For further advice and options, please see the Deposit of Data page.

Q12. Can I use the HKU DataHub for data deposit only at the end of my project?

No, it is not necessary to only deposit your data to DataHub at the end of your project. You may wish to upload them under your DataHub account as private items when your research project goes on. You may also upload the files in a collaborative space – using the “Project” function, to manage your data with your collaborators without publishing the items. Even if your data are already published on DataHub, you may also make updates on it. "Versioning" of data, ie., version 1, version 2, etc. is available on DataHub. Updating major metadata & elements of the item such as title, authors and uploaded files will lead to a new version with a versioned DOI. Please read this full list of elements that would trigger a new version for reference.

Some funders such as the EPSRC indicate that a record describing your research data should normally be made available within 12 months of the data being generated, even if access to the dataset itself is restricted.


How do I...?

Q13. I'm putting together a project bid and need to complete a data management plan. How do I go about doing this?

Most of the major funding bodies provide a data management plan (DMP) template as well as guidance for completing the plan. Before going any further, it's also worth visiting your funder's own website to ensure you are referring to the latest versions of the template and guidelines where available. The RDM Requirements section gives links for summary requirements of several funders.

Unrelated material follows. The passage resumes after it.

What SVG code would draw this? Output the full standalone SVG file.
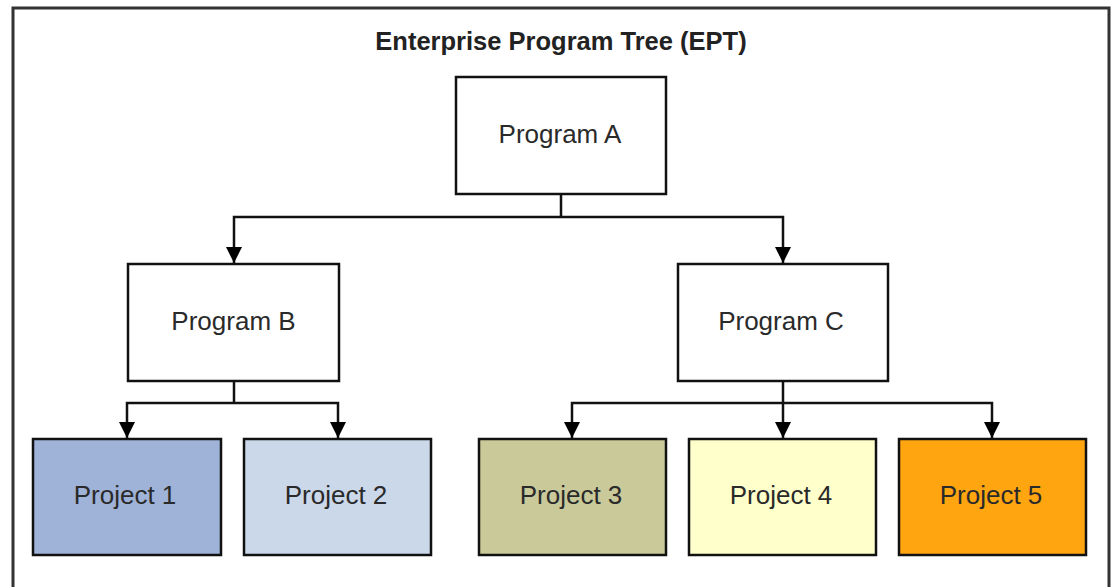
<svg xmlns="http://www.w3.org/2000/svg" width="1112" height="587" viewBox="0 0 1112 587">
<style>
.box{stroke:#111;stroke-width:2.5}
.lbl{font-family:"Liberation Sans",Arial,sans-serif;font-size:26px;fill:#2a2a2a;text-anchor:middle}
.ttl{font-family:"Liberation Sans",Arial,sans-serif;font-size:25.5px;font-weight:bold;fill:#222;text-anchor:middle}
.con{fill:none;stroke:#111;stroke-width:2.5}
</style>
<defs>
<marker id="ah" markerWidth="16" markerHeight="16" refX="16" refY="8" orient="auto" markerUnits="userSpaceOnUse" viewBox="0 0 16 16">
<path d="M0,0 L16,8 L0,16 Z" fill="#000"/>
</marker>
</defs>
<rect x="0" y="0" width="1112" height="587" fill="#fff"/>
<rect x="13" y="8" width="1096" height="600" fill="#fff" stroke="#333" stroke-width="3"/>
<text class="ttl" x="561" y="50">Enterprise Program Tree (EPT)</text>
<g id="connectors">
<path class="con" d="M561,194 V217"/>
<path class="con" d="M561,217 H234 V263" marker-end="url(#ah)"/>
<path class="con" d="M561,217 H783 V263" marker-end="url(#ah)"/>
<path class="con" d="M234,381 V403"/>
<path class="con" d="M234,403 H127 V438" marker-end="url(#ah)"/>
<path class="con" d="M234,403 H338 V438" marker-end="url(#ah)"/>
<path class="con" d="M783,381 V438" marker-end="url(#ah)"/>
<path class="con" d="M783,403 H572 V438" marker-end="url(#ah)"/>
<path class="con" d="M783,403 H992 V438" marker-end="url(#ah)"/>
</g>
<g id="programA"><rect class="box" x="456" y="77" width="210" height="117" fill="#fff"/><text class="lbl" x="560" y="143">Program A</text></g>
<g id="programB"><rect class="box" x="128" y="264" width="211" height="117" fill="#fff"/><text class="lbl" x="233.5" y="330">Program B</text></g>
<g id="programC"><rect class="box" x="678" y="264" width="210" height="117" fill="#fff"/><text class="lbl" x="781" y="330">Program C</text></g>
<g id="project1"><rect class="box" x="33" y="439" width="188" height="116" fill="#9fb3d9"/><text class="lbl" x="125" y="504">Project 1</text></g>
<g id="project2"><rect class="box" x="244" y="439" width="187" height="116" fill="#cbd8ea"/><text class="lbl" x="336" y="504">Project 2</text></g>
<g id="project3"><rect class="box" x="479" y="439" width="187" height="116" fill="#c9c99a"/><text class="lbl" x="571" y="504">Project 3</text></g>
<g id="project4"><rect class="box" x="689" y="439" width="187" height="116" fill="#ffffcc"/><text class="lbl" x="781" y="504">Project 4</text></g>
<g id="project5"><rect class="box" x="899" y="439" width="187" height="116" fill="#ffa510"/><text class="lbl" x="991" y="504">Project 5</text></g>
</svg>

The page in this site for Data Management Plan gives further description and sources for a DMP.

If you would like more detailed advice as to what to include in a DMP, arrange to meet with one of the Library's RDM support team by writing to researchdata@hku.hk.

Q14. I need to include a Digital Object Identifier (DOI) for my data in my article submission. How do I get one?

Most data repositories will assign a unique identifier, most commonly a Digital Object Identifier, when you deposit you data with them.

If you deposit in HKU DataHub, a DOI can be automatically minted for your data upon publication. You may also wish to “reserve” a DOI for your dataset uploaded onto DataHub before it is published so that you could cite it in other location before your data become accessible on DataHub.